Une figure de proue du mouvement chiite exécuté.
Le cheikh Nimr al-Nimr, 56 ans, virulent critique de la dynastie sunnite des Al-Saoud, a été exécuté samedi en Arabie saoudite avec 46 autres personnes condamnées pour « terrorisme ».
Les condamnés ont été exécutés dans douze villes différentes du royaume, a précisé le ministère de l’Intérieur dans une déclaration relayée par l’agence officielle SPA.
Le cheikh Nimr al-Nimr, 56 ans, virulent critique de la dynastie sunnite des Al-Saoud, a été la figure de proue d’un mouvement de contestation qui avait éclaté en 2011 dans l’est de l’Arabie où vit l’essentiel de la minorité chiite. Cette communauté, qui se concentre dans la province orientale, se plaint d’être marginalisée dans ce pays majoritairement sunnite.
Le cheikh Nimr avait été condamné à mort en octobre 2014 pour « sédition », « désobéissance au souverain » et « port d’armes » par un tribunal de Riyad spécialisé dans les affaires de terrorisme.
L’arrestation de cheikh Nimr en juillet 2012 s’était déroulée de manière mouvementée et deux de ses partisans avaient été tués au cours des manifestations qu’elle avait provoquées.
Parmi les personnes exécutées samedi figurent aussi des sunnites condamnés pour leur implication dans des attentats meurtriers revendiqués par le groupe djihadiste Al-Qaïda en 2003 et 2004, ainsi qu’un Égyptien et un Tchadien.

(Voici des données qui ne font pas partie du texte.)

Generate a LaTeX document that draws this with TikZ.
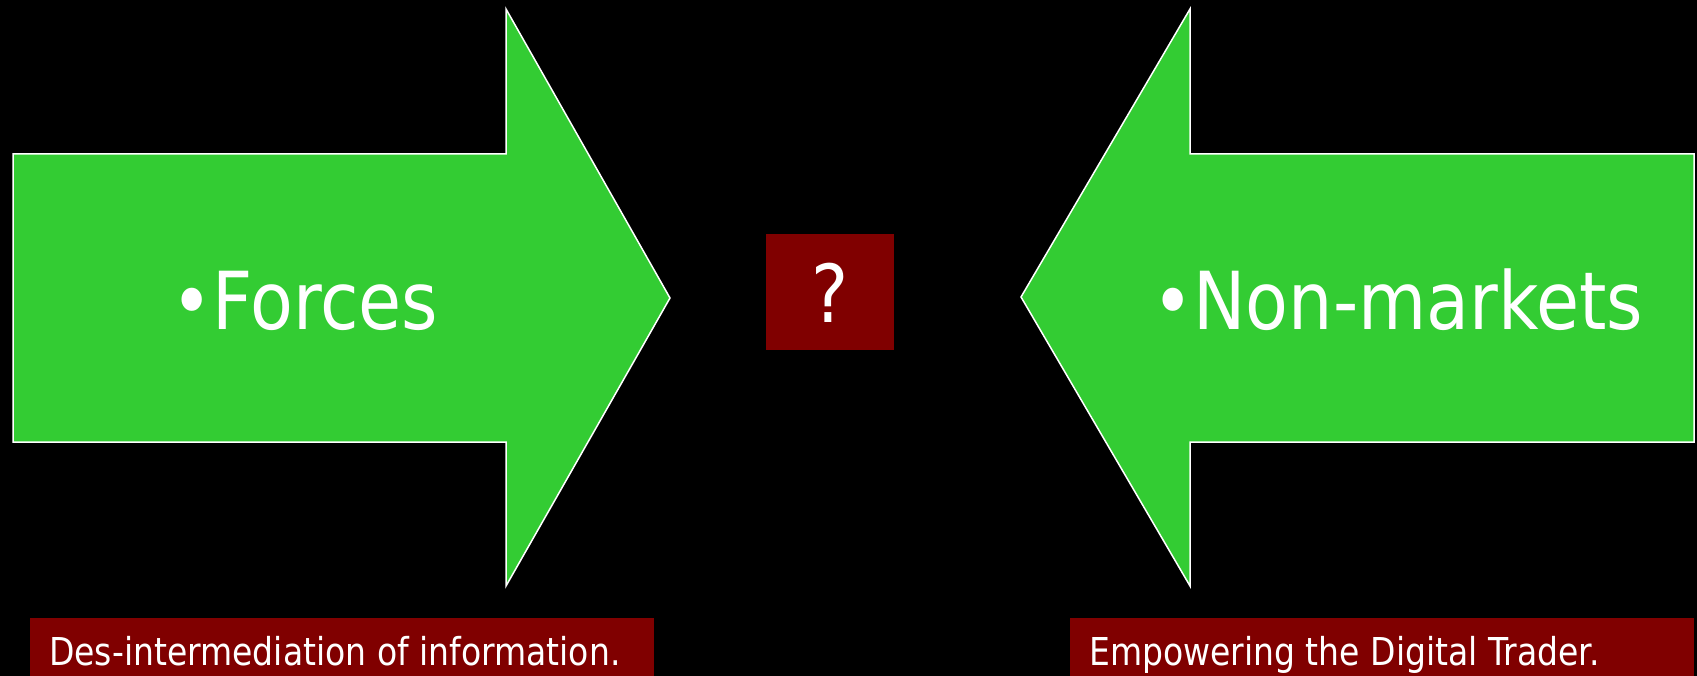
\documentclass[tikz,border=0pt]{standalone}
\usepackage{fontspec}
\setmainfont{DejaVu Sans}[FakeStretch=0.86]
\newfontfamily\bigfont{DejaVu Sans}[FakeStretch=0.875]
\definecolor{argreen}{RGB}{51,204,51}
\definecolor{boxred}{RGB}{128,0,0}
\begin{document}
\begin{tikzpicture}[x=1pt,y=-1pt,
  arrowshape/.style={fill=argreen,draw=white,line width=1.5pt,line join=miter},
  bigtext/.style={text=white,font=\bigfont\fontsize{80}{96}\selectfont,inner sep=0pt},
  smalltext/.style={text=white,font=\fontsize{38.4}{46}\selectfont,inner sep=0pt},
  redbox/.style={fill=boxred}]
\useasboundingbox (0,0) rectangle (1697,676);
\fill[black] (0,0) rectangle (1697,676);
% arrows
\draw[arrowshape] (13,154) -- (506,154) -- (506,9) -- (670,298) -- (506,586) -- (506,442) -- (13,442) -- cycle;
\draw[arrowshape] (1694,154) -- (1190,154) -- (1190,9) -- (1021,297) -- (1190,586) -- (1190,442) -- (1694,442) -- cycle;
% red boxes
\fill[redbox] (766,234) rectangle (894,350);
\fill[redbox] (30,618) rectangle (654,676);
\fill[redbox] (1070,618) rectangle (1694,676);
% texts
\node[bigtext,anchor=base west] (forces) at (171,330) {•Forces};
\node[bigtext,anchor=base west] (nonmarkets) at (1152,330) {•Non-markets};
\node[bigtext,anchor=base] (question) at (830,323) {?};
\node[smalltext,anchor=base west] (desint) at (49,665) {Des-intermediation of information.};
\node[smalltext,anchor=base west] (empower) at (1089,665) {Empowering the Digital Trader.};
\end{tikzpicture}
\end{document}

La liste inclut le nom de Fares al-Shuwail que des médias saoudiens ont présenté comme étant un leader religieux d’Al-Qaïda en Arabie saoudite, arrêté en août 2004.
Le 1er décembre, la branche d’Al-Qaïda au Yémen avait menacé de faire « couler le sang » si les autorités saoudiennes décidaient de mettre à mort des djihadistes détenus en Arabie saoudite.
« Nous entendons parler d’exécutions que le gouvernement des Al-Saoud a l’intention de pratiquer contre des frères moudjahidine actuellement détenus. Nous faisons le serment de sacrifier notre propre sang pour sauver le leur », avait affirmé Al-Qaïda dans la péninsule arabique (Aqpa).
Il s’agit des premières exécutions de l’année 2016 dans ce royaume ultraconservateur qui avait exécuté 153 personnes l’année dernière, selon un décompte basé sur des chiffres officiels.